- _Data shown_

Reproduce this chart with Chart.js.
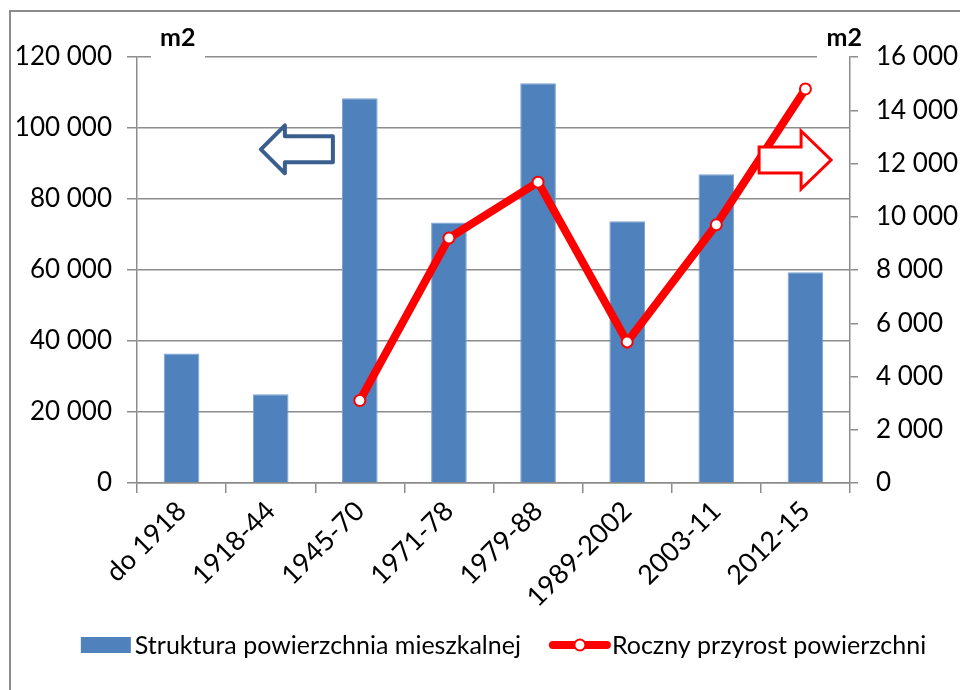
<!DOCTYPE html>
<html>
<head>
<meta charset="utf-8">
<script src="https://cdn.jsdelivr.net/npm/chart.js@4/dist/chart.umd.min.js"></script>
<style>
    html, body { margin: 0; padding: 0; background: #fff; }
    #wrap { position: relative; width: 960px; height: 690px; }
</style>
</head>
<body>
<div id="wrap"><canvas id="chart1"></canvas></div>
<script>
const categories = ["do 1918", "1918-44", "1945-70", "1971-78", "1979-88", "1989-2002", "2003-11", "2012-15"];
const livingArea = [36500, 25000, 108400, 73400, 112600, 73700, 87000, 59400];
const annualGrowth = [null, null, 3100, 9200, 11300, 5300, 9700, 14800];
const leftTicks = [0, 20000, 40000, 60000, 80000, 100000, 120000];
const rightTicks = [0, 2000, 4000, 6000, 8000, 10000, 12000, 14000, 16000];
const unitLabel = "m2";

const FONT = "Lato";
const gridColor = "#8c8c8c";

const fmt = (v) => String(v).replace(/\B(?=(\d{3})+(?!\d))/g, " ");

// border, "m2" labels, arrows, legend
const extras = {
    id: "extras",
    beforeDraw(chart) {
        const ctx = chart.ctx;
        ctx.save();
        ctx.strokeStyle = "#8c8c8c";
        ctx.lineWidth = 2;
        ctx.strokeRect(10, 11, 960, 690);
        ctx.restore();
    },
    afterDraw(chart) {
        const ctx = chart.ctx;
        const xs = chart.scales.x;
        const yl = chart.scales.y;
        const yr = chart.scales.y1;
        const area = chart.chartArea;
        const step = xs.getPixelForValue(1) - xs.getPixelForValue(0);
        ctx.save();

        // units, with white box over the top gridline
        ctx.fillStyle = "#fff";
        ctx.fillRect(area.left + 14, 20, 54, area.top - 19);
        ctx.fillRect(area.right - 33, 20, 32, area.top - 19);
        ctx.fillStyle = "#000";
        ctx.font = "bold 25px " + FONT;
        ctx.textBaseline = "middle";
        ctx.textAlign = "left";
        ctx.fillText(unitLabel, area.left + 23, 38);
        ctx.textAlign = "right";
        ctx.fillText(unitLabel, area.right + 12, 38);

        // blue arrow pointing left (to left axis)
        const bx = xs.getPixelForValue(0) + step * 0.89;
        const by = yl.getPixelForValue(94000);
        ctx.beginPath();
        ctx.moveTo(bx, by);
        ctx.lineTo(bx + 24, by - 24);
        ctx.lineTo(bx + 24, by - 13);
        ctx.lineTo(bx + 72, by - 13);
        ctx.lineTo(bx + 72, by + 13);
        ctx.lineTo(bx + 24, by + 13);
        ctx.lineTo(bx + 24, by + 24);
        ctx.closePath();
        ctx.fillStyle = "#fff";
        ctx.fill();
        ctx.lineJoin = "round";
        ctx.lineWidth = 4;
        ctx.strokeStyle = "#3a5f8e";
        ctx.stroke();

        // red arrow pointing right (to right axis)
        const rx = xs.getPixelForValue(6) + step * 0.48;
        const ry = yr.getPixelForValue(12130);
        ctx.beginPath();
        ctx.moveTo(rx, ry - 13);
        ctx.lineTo(rx + 42, ry - 13);
        ctx.lineTo(rx + 42, ry - 29);
        ctx.lineTo(rx + 72, ry);
        ctx.lineTo(rx + 42, ry + 29);
        ctx.lineTo(rx + 42, ry + 13);
        ctx.lineTo(rx, ry + 13);
        ctx.closePath();
        ctx.fillStyle = "#fff";
        ctx.fill();
        ctx.lineJoin = "miter";
        ctx.lineWidth = 3;
        ctx.strokeStyle = "#ff0000";
        ctx.stroke();

        // legend
        const ds = chart.data.datasets;
        ctx.font = "25px " + FONT;
        ctx.textAlign = "left";
        ctx.textBaseline = "middle";
        const w1 = ctx.measureText(ds[0].label).width;
        const w2 = ctx.measureText(ds[1].label).width;
        const total = 50 + 4 + w1 + 28 + 62 + w2;
        let lx = 503 - total / 2;
        const ly = 645;
        ctx.fillStyle = ds[0].backgroundColor;
        ctx.fillRect(lx, ly - 8, 50, 16);
        ctx.fillStyle = "#000";
        ctx.fillText(ds[0].label, lx + 54, ly + 1);
        lx += 54 + w1 + 28;
        ctx.strokeStyle = ds[1].borderColor;
        ctx.lineWidth = 8;
        ctx.lineCap = "round";
        ctx.beginPath();
        ctx.moveTo(lx + 4, ly);
        ctx.lineTo(lx + 58, ly);
        ctx.stroke();
        ctx.beginPath();
        ctx.arc(lx + 31, ly, 5.5, 0, Math.PI * 2);
        ctx.fillStyle = "#fff";
        ctx.fill();
        ctx.lineWidth = 2;
        ctx.stroke();
        ctx.fillStyle = "#000";
        ctx.fillText(ds[1].label, lx + 63, ly + 1);

        ctx.restore();
    },
};

const ctx = document.getElementById("chart1").getContext("2d");

new Chart(ctx, {
    type: "bar",
    data: {
        labels: categories,
        datasets: [
            {
                label: "Struktura powierzchnia mieszkalnej",
                data: livingArea,
                yAxisID: "y",
                backgroundColor: "#4f81bd",
                borderColor: "#7ea3cf",
                borderWidth: { top: 1, left: 1, right: 1, bottom: 0 },
                categoryPercentage: 1,
                barPercentage: 0.4,
                order: 2,
            },
            {
                type: "line",
                label: "Roczny przyrost powierzchni",
                data: annualGrowth,
                yAxisID: "y1",
                borderColor: "#ff0000",
                borderWidth: 8,
                pointRadius: 5.5,
                pointBorderWidth: 2,
                pointBackgroundColor: "#ffffff",
                pointBorderColor: "#ff0000",
                tension: 0,
                order: 1,
            },
        ],
    },
    options: {
        responsive: true,
        maintainAspectRatio: false,
        animation: false,
        layout: {
            padding: { top: 57, left: 0, right: 0, bottom: 80 },
        },
        plugins: {
            legend: { display: false },
            tooltip: { enabled: false },
        },
        scales: {
            x: {
                offset: true,
                afterFit: (scale) => { scale.height = 127; },
                border: { color: gridColor, width: 1.5 },
                grid: {
                    offset: true,
                    drawOnChartArea: false,
                    tickLength: 10,
                    color: gridColor,
                    lineWidth: 1.5,
                },
                ticks: {
                    color: "#000",
                    font: { family: FONT, size: 27 },
                    maxRotation: 45,
                    minRotation: 45,
                    padding: 2,
                    autoSkip: false,
                },
            },
            y: {
                position: "left",
                min: 0,
                max: leftTicks[leftTicks.length - 1],
                afterFit: (scale) => { scale.width = 137; },
                afterBuildTicks: (scale) => { scale.ticks = leftTicks.map((v) => ({ value: v })); },
                border: { color: gridColor, width: 1.5 },
                grid: {
                    color: gridColor,
                    lineWidth: 1.5,
                    tickLength: 10,
                },
                ticks: {
                    color: "#000",
                    font: { family: FONT, size: 26 },
                    padding: 15,
                    callback: (v) => fmt(v),
                },
            },
            y1: {
                position: "right",
                min: 0,
                max: rightTicks[rightTicks.length - 1],
                afterFit: (scale) => { scale.width = 110; },
                afterBuildTicks: (scale) => { scale.ticks = rightTicks.map((v) => ({ value: v })); },
                border: { color: gridColor, width: 1.5 },
                grid: {
                    drawOnChartArea: false,
                    color: gridColor,
                    lineWidth: 1.5,
                    tickLength: 8,
                },
                ticks: {
                    color: "#000",
                    font: { family: FONT, size: 26 },
                    padding: 18,
                    callback: (v) => fmt(v),
                },
            },
        },
    },
    plugins: [extras],
});
</script>
</body>
</html>
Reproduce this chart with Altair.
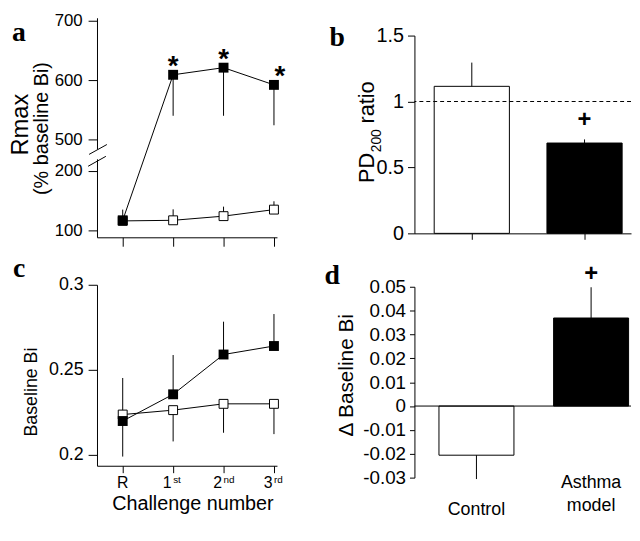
import altair as alt
import pandas as pd

# ------------------------------------------------------------------ data
challenge = ["R", "1st", "2nd", "3rd"]
challenge_pos = [0, 1, 2, 3]
tick_main = ["R", "1", "2", "3"]
tick_sup = ["", "st", "nd", "rd"]

# panel a : Rmax (% baseline Bi)
rmax_control = [116, 117, 124, 135]
rmax_control_err = [135, 135.5, 140, 149]
rmax_asthma = [117, 609, 621, 592]
rmax_asthma_err = [117, 540, 540, 524]
star_pos = [1, 2, 3.12]
star_at = [609, 621, 592]

# panel c : baseline Bi
bi_control = [0.2237, 0.2263, 0.2300, 0.2300]
bi_control_err = [0.2452, 0.2079, 0.2130, 0.2122]
bi_asthma = [0.2199, 0.2356, 0.2590, 0.2640]
bi_asthma_err = [0.1990, 0.2587, 0.2783, 0.2828]

# panel b : PD200 ratio
groups = ["Control", "Asthma model"]
pd200_ratio = [1.115, 0.685]
pd200_err = [1.295, 0.7125]
pd200_ref = [1.0]
pd200_mark = [0.81]

# panel d : delta baseline Bi
delta_bi = [-0.0206, 0.0369]
delta_bi_err = [-0.0306, 0.0498]
delta_mark = [0.0525]
zero_line = [0.0]

# axis break of panel a (values above the break are drawn shifted down)
BREAK_SHIFT = 247
break_gap = [219.7, 236.3]
slash_x0 = [-0.667, -0.686]
slash_x1 = [-0.314, -0.334]
slash_y0 = [228, 208]
slash_y1 = [244.6, 224.7]

# ------------------------------------------------------------------ style
FONT = "Liberation Sans"
SERIF = "Liberation Serif"
A_W, A_H = 182, 222
B_W, B_H = 219, 218
C_W, C_H = 182, 183
D_W, D_H = 219, 196


def axis_style(**kw):
    base = dict(domainColor="black", tickColor="black", labelColor="black",
                titleColor="black", labelFont=FONT, titleFont=FONT,
                titleFontWeight="normal", grid=False, domainWidth=1,
                tickWidth=1, labelOverlap=False)
    base.update(kw)
    return alt.Axis(**base)


def label(txt, x, y, size, font=FONT, weight="normal", angle=0, align="left"):
    return alt.Chart(pd.DataFrame({"t": [txt]})).mark_text(
        font=font, fontSize=size, fontWeight=weight, angle=angle,
        align=align, baseline="alphabetic", color="black"
    ).encode(x=alt.value(x), y=alt.value(y), text="t:N")


def disp(f):
    return f"datum.{f} > 300 ? datum.{f} - {BREAK_SHIFT} : datum.{f}"


# ------------------------------------------------------------------ panel a
df_a = pd.DataFrame({
    "pos": challenge_pos * 2,
    "series": ["Control"] * 4 + ["Asthma model"] * 4,
    "value": rmax_control + rmax_asthma,
    "err": rmax_control_err + rmax_asthma_err,
})
xa_scale = alt.Scale(domain=[-0.51, 3.06], nice=False, zero=False)
ya_scale = alt.Scale(domain=[88.35, 458], nice=False, zero=False)
xa_axis = axis_style(values=[0, 1, 2, 3], labels=False, tickSize=9, title=None)
ya_axis = axis_style(values=[100, 200, 253, 353, 453],
                     labelExpr=f"'' + (datum.value > 230 ? datum.value + {BREAK_SHIFT} : datum.value)",
                     tickSize=9, labelPadding=6, labelFontSize=17,
                     title="Rmax", titleFontSize=24, titleX=-70, titleY=107.5,
                     titleAngle=270, titleAlign="center", titleBaseline="alphabetic")
xa = alt.X("pos:Q", scale=xa_scale, axis=xa_axis)
ya = alt.Y("yd:Q", scale=ya_scale, axis=ya_axis)

base_a = alt.Chart(df_a).transform_calculate(yd=disp("value"), ed=disp("err"))
a_err = base_a.mark_rule(color="black", strokeWidth=1).encode(x=xa, y=ya, y2="ed:Q")
a_line = base_a.mark_line(color="black", strokeWidth=1).encode(x=xa, y=ya, detail="series:N")
a_ctrl = base_a.transform_filter("datum.series == 'Control'").mark_square(
    size=81, fill="white", stroke="black", strokeWidth=1, opacity=1).encode(x=xa, y=ya)
a_asth = base_a.transform_filter("datum.series == 'Asthma model'").mark_square(
    size=100, fill="black", stroke="black", strokeWidth=0, opacity=1).encode(x=xa, y=ya)
a_star = alt.Chart(pd.DataFrame({"pos": star_pos, "v": star_at})).transform_calculate(
    yd=disp("v")).mark_text(text="*", font=FONT, fontSize=28, fontWeight="bold",
                            baseline="alphabetic", color="black").encode(x=xa, y=ya)
a_gap = alt.Chart(pd.DataFrame({"pos": [-0.51], "yd": [break_gap[0]], "y1": [break_gap[1]]})).mark_rule(
    color="white", strokeWidth=4).encode(x=xa, y=ya, y2="y1:Q")
a_slash = alt.Chart(pd.DataFrame({"pos": slash_x0, "x1": slash_x1, "yd": slash_y0, "y1": slash_y1})).mark_rule(
    color="black", strokeWidth=1).encode(x=xa, x2="x1:Q", y=ya, y2="y1:Q")
a_sub = label("(% baseline Bi)", -50, 112, 20, angle=270, align="center")
a_let = label("a", -86, 23, 28, font=SERIF, weight="bold")
panel_a = alt.layer(a_err, a_line, a_ctrl, a_asth, a_star, a_gap, a_slash, a_sub, a_let).properties(
    width=A_W, height=A_H)

# ------------------------------------------------------------------ panel b
df_b = pd.DataFrame({"group": groups, "value": pd200_ratio, "err": pd200_err})
xb_scale = alt.Scale(domain=groups, paddingInner=0.333, paddingOuter=0.127, align=0.69)
yb_scale = alt.Scale(domain=[0, 1.5], range=[B_H, B_H - 200], nice=False, zero=True)
xb_axis = axis_style(labels=False, title=None, tickSize=6, bandPosition=0.5)
yb_axis = axis_style(values=[0, 0.5, 1, 1.5], labelExpr="'' + datum.value",
                     tickSize=7, labelPadding=4, labelFontSize=20, title=None)
xb = alt.X("group:N", sort=groups, scale=xb_scale, axis=xb_axis)
b_bar = alt.Chart(df_b).mark_bar(stroke="black", strokeWidth=1).encode(
    x=xb, y=alt.Y("value:Q", scale=yb_scale, stack=None, axis=yb_axis), y2=alt.datum(0),
    fill=alt.Fill("group:N", scale=alt.Scale(domain=groups, range=["white", "black"]), legend=None))
b_err = alt.Chart(df_b).mark_rule(color="black", strokeWidth=1).encode(
    x=xb, y=alt.Y("value:Q", scale=yb_scale, axis=yb_axis), y2="err:Q")
b_ref = alt.Chart(pd.DataFrame({"ref": pd200_ref})).mark_rule(
    color="black", strokeWidth=1, strokeDash=[4, 3]).encode(
    y=alt.Y("ref:Q", scale=yb_scale, axis=yb_axis))
b_plus = alt.Chart(pd.DataFrame({"group": [groups[1]], "v": pd200_mark})).mark_text(
    text="+", font=FONT, fontSize=24, fontWeight="bold", baseline="alphabetic", color="black").encode(
    x=xb, y=alt.Y("v:Q", scale=yb_scale, axis=yb_axis))
b_t1 = label("PD", -41, 167, 22, angle=270)
b_t2 = label("200", -34, 136, 14, angle=270)
b_t3 = label("ratio", -41, 107, 22, angle=270)
b_let = label("b", -86, 29, 28, font=SERIF, weight="bold")
panel_b = alt.layer(b_bar, b_err, b_ref, b_plus, b_t1, b_t2, b_t3, b_let).properties(width=B_W, height=B_H)

# ------------------------------------------------------------------ panel c
df_c = pd.DataFrame({
    "pos": challenge_pos * 2,
    "series": ["Control"] * 4 + ["Asthma model"] * 4,
    "value": bi_control + bi_asthma,
    "err": bi_control_err + bi_asthma_err,
})
xc_scale = alt.Scale(domain=[-0.51, 3.06], nice=False, zero=False)
yc_scale = alt.Scale(domain=[0.19360, 0.3], nice=False, zero=False)
xc_axis = axis_style(values=[0, 1, 2, 3], labels=False, tickSize=7,
                     title="Challenge number", titleFontSize=20, titleX=96.5, titleY=44,
                     titleAlign="center", titleBaseline="alphabetic", titleAngle=0)
yc_axis = axis_style(values=[0.2, 0.25, 0.3], labelExpr="'' + datum.value",
                     tickSize=9, labelPadding=5, labelFontSize=18,
                     title="Baseline Bi", titleFontSize=18, titleX=-61, titleY=108,
                     titleAngle=270, titleAlign="center", titleBaseline="alphabetic")
xc = alt.X("pos:Q", scale=xc_scale, axis=xc_axis)
yc = alt.Y("value:Q", scale=yc_scale, axis=yc_axis)
c_err = alt.Chart(df_c).mark_rule(color="black", strokeWidth=1).encode(x=xc, y=yc, y2="err:Q")
c_line = alt.Chart(df_c).mark_line(color="black", strokeWidth=1).encode(x=xc, y=yc, detail="series:N")
c_ctrl = alt.Chart(df_c).transform_filter("datum.series == 'Control'").mark_square(
    size=81, fill="white", stroke="black", strokeWidth=1, opacity=1).encode(x=xc, y=yc)
c_asth = alt.Chart(df_c).transform_filter("datum.series == 'Asthma model'").mark_square(
    size=100, fill="black", stroke="black", strokeWidth=0, opacity=1).encode(x=xc, y=yc)
df_ct = pd.DataFrame({"pos": challenge_pos, "main": tick_main, "sup": tick_sup})
c_tR = alt.Chart(df_ct).transform_filter("datum.pos == 0").mark_text(
    font=FONT, fontSize=16, align="center", baseline="alphabetic", color="black").encode(
    x=xc, y=alt.value(C_H + 23), text="main:N")
c_tN = alt.Chart(df_ct).transform_filter("datum.pos > 0").mark_text(
    font=FONT, fontSize=16, align="right", dx=-1.5, baseline="alphabetic", color="black").encode(
    x=xc, y=alt.value(C_H + 23), text="main:N")
c_tS = alt.Chart(df_ct).transform_filter("datum.pos > 0").mark_text(
    font=FONT, fontSize=10, align="left", dx=0, baseline="alphabetic", color="black").encode(
    x=xc, y=alt.value(C_H + 17), text="sup:N")
c_let = label("c", -85, -8, 28, font=SERIF, weight="bold")
panel_c = alt.layer(c_err, c_line, c_ctrl, c_asth, c_tR, c_tN, c_tS, c_let).properties(
    width=C_W, height=C_H)

# ------------------------------------------------------------------ panel d
df_d = pd.DataFrame({"group": groups, "value": delta_bi, "err": delta_bi_err})
xd_scale = alt.Scale(domain=groups, paddingInner=0.346, paddingOuter=0.1175, align=0.91)
yd_scale = alt.Scale(domain=[-0.03, 0.05], range=[195, 2], nice=False, zero=True)
xd = alt.X("group:N", sort=groups, scale=xd_scale, axis=None)
yd_axis = axis_style(values=[-0.03, -0.02, -0.01, 0, 0.01, 0.02, 0.03, 0.04, 0.05],
                     labelExpr="'' + datum.value", tickSize=5, labelPadding=4,
                     labelFontSize=19, title="Δ Baseline Bi", titleFontSize=21,
                     titleX=-63, titleY=91, titleAngle=270, titleAlign="center",
                     titleBaseline="alphabetic")
d_bar = alt.Chart(df_d).mark_bar(stroke="black", strokeWidth=1).encode(
    x=xd, y=alt.Y("value:Q", scale=yd_scale, stack=None, axis=yd_axis), y2=alt.datum(0),
    fill=alt.Fill("group:N", scale=alt.Scale(domain=groups, range=["white", "black"]), legend=None))
d_err = alt.Chart(df_d).mark_rule(color="black", strokeWidth=1).encode(
    x=xd, y=alt.Y("value:Q", scale=yd_scale, axis=yd_axis), y2="err:Q")
d_zero = alt.Chart(pd.DataFrame({"z": zero_line})).mark_rule(color="black", strokeWidth=1).encode(
    y=alt.Y("z:Q", scale=yd_scale, axis=yd_axis))
d_plus = alt.Chart(pd.DataFrame({"group": [groups[1]], "v": delta_mark})).mark_text(
    text="+", font=FONT, fontSize=24, fontWeight="bold", baseline="alphabetic", color="black").encode(
    x=xd, y=alt.Y("v:Q", scale=yd_scale, axis=yd_axis))
d_lab1 = alt.Chart(df_d).transform_filter(f"datum.group == '{groups[0]}'").mark_text(
    font=FONT, fontSize=18, baseline="alphabetic", color="black").encode(
    x=xd, y=alt.value(233), text="group:N")
d_lab2 = alt.Chart(df_d).transform_filter(f"datum.group == '{groups[1]}'").mark_text(
    font=FONT, fontSize=18, baseline="alphabetic", color="black", lineBreak=" ", lineHeight=24).encode(
    x=xd, y=alt.value(205), text="group:N")
d_let = label("d", -91, -1, 28, font=SERIF, weight="bold")
panel_d = alt.layer(d_bar, d_err, d_zero, d_plus, d_lab1, d_lab2, d_let).properties(width=D_W, height=D_H)

# ------------------------------------------------------------------ figure
chart = alt.concat(
    panel_a, panel_b, panel_c, panel_d,
    columns=2, spacing={"row": 48, "column": 139}, bounds="flush", align="each",
).properties(padding=0).configure_view(stroke="transparent")

chart.save("out.html", embed_options={"renderer": "svg", "actions": False})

- _Exercise_
Would you restate, exactly and with no pictures, the lines of the entries above from the one containing "Reproduce this chart with Altair." through the one containing "zero_line = [0.0]"?

- _The result_
Reproduce this chart with Altair.
import altair as alt
import pandas as pd

# ------------------------------------------------------------------ data
challenge = ["R", "1st", "2nd", "3rd"]
challenge_pos = [0, 1, 2, 3]
tick_main = ["R", "1", "2", "3"]
tick_sup = ["", "st", "nd", "rd"]

# panel a : Rmax (% baseline Bi)
rmax_control = [116, 117, 124, 135]
rmax_control_err = [135, 135.5, 140, 149]
rmax_asthma = [117, 609, 621, 592]
rmax_asthma_err = [117, 540, 540, 524]
star_pos = [1, 2, 3.12]
star_at = [609, 621, 592]

# panel c : baseline Bi
bi_control = [0.2237, 0.2263, 0.2300, 0.2300]
bi_control_err = [0.2452, 0.2079, 0.2130, 0.2122]
bi_asthma = [0.2199, 0.2356, 0.2590, 0.2640]
bi_asthma_err = [0.1990, 0.2587, 0.2783, 0.2828]

# panel b : PD200 ratio
groups = ["Control", "Asthma model"]
pd200_ratio = [1.115, 0.685]
pd200_err = [1.295, 0.7125]
pd200_ref = [1.0]
pd200_mark = [0.81]

# panel d : delta baseline Bi
delta_bi = [-0.0206, 0.0369]
delta_bi_err = [-0.0306, 0.0498]
delta_mark = [0.0525]
zero_line = [0.0]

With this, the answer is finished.